__Given problem__:
Omit all pictures, then retype the data exactly as given.
Start of Material
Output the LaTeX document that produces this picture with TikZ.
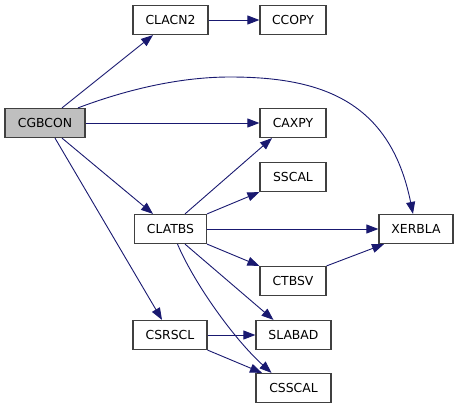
\documentclass[tikz,border=0pt]{standalone}
\usepackage{fontspec}
\setmainfont{DejaVu Sans}
\usetikzlibrary{arrows.meta}
\definecolor{edgec}{RGB}{25,25,112}
\definecolor{boxc}{RGB}{64,64,64}
\definecolor{rootc}{RGB}{191,191,191}
\tikzset{
  fn/.style={draw=boxc, line width=1.2pt, fill=white, minimum height=29pt, inner sep=0pt,
    font=\fontsize{12.4pt}{14pt}\selectfont},
  call/.style={draw=edgec, line width=0.9pt, -{Triangle[length=12pt,width=9pt]}}
}
\begin{document}
\begin{tikzpicture}[x=1pt,y=-1pt]
\useasboundingbox (0,0) rectangle (459,408);
\node[fn, fill=rootc, minimum width=80pt] (cgbcon) at (45,123) {CGBCON};
\node[fn, minimum width=75pt] (clacn2) at (170.5,20) {CLACN2};
\node[fn, minimum width=66pt] (ccopy) at (293,20) {CCOPY};
\node[fn, minimum width=66pt] (caxpy) at (293,123) {CAXPY};
\node[fn, minimum width=66pt] (sscal) at (293,177) {SSCAL};
\node[fn, minimum width=72pt] (clatbs) at (170.5,229) {CLATBS};
\node[fn, minimum width=74pt] (xerbla) at (416,229) {XERBLA};
\node[fn, minimum width=66pt] (ctbsv) at (293,281) {CTBSV};
\node[fn, minimum width=74pt] (csrscl) at (170,335) {CSRSCL};
\node[fn, minimum width=75pt] (slabad) at (293.5,335) {SLABAD};
\node[fn, minimum width=75pt] (csscal) at (293.5,388) {CSSCAL};

\draw[call] ([xshift=17pt]cgbcon.north) -- ([xshift=-17.5pt]clacn2.south);
\draw[call] (clacn2.east) -- (ccopy.west);
\draw[call] ([xshift=33pt]cgbcon.north) .. controls (120,92) and (175,77) .. (230,77)
  .. controls (320,77) and (390,100) .. ([xshift=-3pt]xerbla.north);
\draw[call] (cgbcon.east) -- (caxpy.west);
\draw[call] ([xshift=17pt]cgbcon.south) -- ([xshift=-17.5pt]clatbs.north);
\draw[call] ([xshift=10pt]cgbcon.south) -- ([xshift=-8pt]csrscl.north);
\draw[call] ([xshift=14.5pt]clatbs.north) -- ([xshift=-21pt]caxpy.south);
\draw[call] (clatbs.north east) -- (sscal.south west);
\draw[call] (clatbs.east) -- (xerbla.west);
\draw[call] (clatbs.south east) -- (ctbsv.north west);
\draw[call] (ctbsv.north east) -- ([xshift=-32pt]xerbla.south);
\draw[call] ([xshift=14.5pt]clatbs.south) -- ([xshift=-20pt]slabad.north);
\draw[call] ([xshift=7pt]clatbs.south) .. controls (195,285) and (235,340) .. ([xshift=-22pt]csscal.north);
\draw[call] (csrscl.east) -- (slabad.west);
\draw[call] (csrscl.south east) -- ([xshift=-31.5pt]csscal.north);
\end{tikzpicture}
\end{document}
End of Material
__Answer to this exercise__:
Output the LaTeX document that produces this picture with TikZ.
\documentclass[tikz,border=0pt]{standalone}
\usepackage{fontspec}
\setmainfont{DejaVu Sans}
\usetikzlibrary{arrows.meta}
\definecolor{edgec}{RGB}{25,25,112}
\definecolor{boxc}{RGB}{64,64,64}
\definecolor{rootc}{RGB}{191,191,191}
\tikzset{
  fn/.style={draw=boxc, line width=1.2pt, fill=white, minimum height=29pt, inner sep=0pt,
    font=\fontsize{12.4pt}{14pt}\selectfont},
  call/.style={draw=edgec, line width=0.9pt, -{Triangle[length=12pt,width=9pt]}}
}
\begin{document}
\begin{tikzpicture}[x=1pt,y=-1pt]
\useasboundingbox (0,0) rectangle (459,408);
\node[fn, fill=rootc, minimum width=80pt] (cgbcon) at (45,123) {CGBCON};
\node[fn, minimum width=75pt] (clacn2) at (170.5,20) {CLACN2};
\node[fn, minimum width=66pt] (ccopy) at (293,20) {CCOPY};
\node[fn, minimum width=66pt] (caxpy) at (293,123) {CAXPY};
\node[fn, minimum width=66pt] (sscal) at (293,177) {SSCAL};
\node[fn, minimum width=72pt] (clatbs) at (170.5,229) {CLATBS};
\node[fn, minimum width=74pt] (xerbla) at (416,229) {XERBLA};
\node[fn, minimum width=66pt] (ctbsv) at (293,281) {CTBSV};
\node[fn, minimum width=74pt] (csrscl) at (170,335) {CSRSCL};
\node[fn, minimum width=75pt] (slabad) at (293.5,335) {SLABAD};
\node[fn, minimum width=75pt] (csscal) at (293.5,388) {CSSCAL};

\draw[call] ([xshift=17pt]cgbcon.north) -- ([xshift=-17.5pt]clacn2.south);
\draw[call] (clacn2.east) -- (ccopy.west);
\draw[call] ([xshift=33pt]cgbcon.north) .. controls (120,92) and (175,77) .. (230,77)
  .. controls (320,77) and (390,100) .. ([xshift=-3pt]xerbla.north);
\draw[call] (cgbcon.east) -- (caxpy.west);
\draw[call] ([xshift=17pt]cgbcon.south) -- ([xshift=-17.5pt]clatbs.north);
\draw[call] ([xshift=10pt]cgbcon.south) -- ([xshift=-8pt]csrscl.north);
\draw[call] ([xshift=14.5pt]clatbs.north) -- ([xshift=-21pt]caxpy.south);
\draw[call] (clatbs.north east) -- (sscal.south west);
\draw[call] (clatbs.east) -- (xerbla.west);
\draw[call] (clatbs.south east) -- (ctbsv.north west);
\draw[call] (ctbsv.north east) -- ([xshift=-32pt]xerbla.south);
\draw[call] ([xshift=14.5pt]clatbs.south) -- ([xshift=-20pt]slabad.north);
\draw[call] ([xshift=7pt]clatbs.south) .. controls (195,285) and (235,340) .. ([xshift=-22pt]csscal.north);
\draw[call] (csrscl.east) -- (slabad.west);
\draw[call] (csrscl.south east) -- ([xshift=-31.5pt]csscal.north);
\end{tikzpicture}
\end{document}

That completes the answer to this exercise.